Sonia: We have been fortunate to interview some of these people as well, the likes of Taher Badshah, Manish Sonthalia and their fund performance speaks for itself, it has been so impressive.
A: Very intensive, very intense people.
Sonia: How is their investment rationale different from the previous crop?
A: We interviewed across the spectrum. I interviewed Rahul Rathi from Pune for example and he has a quant based system, strictly numerical. He runs data, he runs screens and then only then will meet couple of managements to figure it out. There are of course people like Manish whose deep value investing, trying to look for a bargain trading below intrinsic value. Who is the best investor? Arguably over the last 20 years, it has been Rakesh Jhunjhunwala. I interviewed a couple of people who have been very close to him, Hiren Ved at Alchemy, they have a partnership together -- Alchemy with Rakesh, so, he has had access to the rare one if I may say.
I am going to interview his partner later on in the series, Amit Goela who sits literally two doors away from him. So, we will not only get a lot of secrets from the Wizards of Dalal Street but also the new ways, the quantitative ways, qualitative ways, PMS ways, running mutual fund, a good spectrum of nice, young men and women.

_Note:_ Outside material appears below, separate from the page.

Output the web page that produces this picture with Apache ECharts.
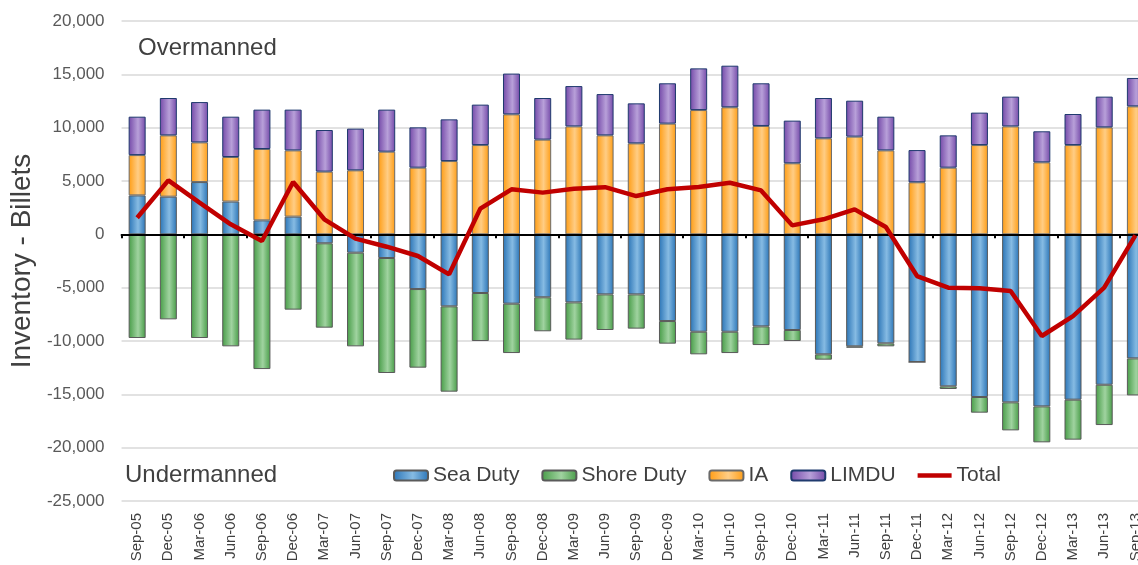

The point I want to get across to your viewers is that some of them, if they want an independent journey into the financial markets can be inspired by the examples that these guys provide. They try to break down the pre-stood, make it simple, make it understand, it is not that dismal science is not something too complicated for most people, try and keep it upfront and simple for your viewers.
Latha: How are they different from the old lot? Are they more data based, were the older guys more sincere, less distracted -- anything to compare and contrast the two?
A: I think they are getting on much younger. It took that generation a lot more time to figure it out. The market was much smaller, that is A) and b) data was almost impossible to come by. We used to go to the BSE board, some members to get the results as late as say 1995-1996. So not that far back, 10-15 years back. However, they have learnt much faster because they had the benefits, they are riding sometimes, I feel, on the shoulders of the greats that have already come through the market, Nimesh Shah, RK Damani, Rakesh Jhunjhunwala, whatever, so they have adopted from that and they have adopted the best practices. The kind of mistakes we made perhaps in corporate governance issues or perhaps not understanding the value for great business -- you just see that they are three or four steps ahead in their career and what is gratifying for their investors is that they still have 20-25 years left in their career.
So, they have conquered their mistakes, fear, greed whatever and they still got a clear runway ahead in already produced compounding results. I think a lot of them come down to that, they focus very squarely on CAGR, they know what compounded annual return means and that is all they try to do.
The big difference is that -- in my opinion -- the torch is being passed to the new generation a) and b) these people are somewhat far ahead when we were in the 90s. We were still loose with our whole idea of how the investment philosophy worked.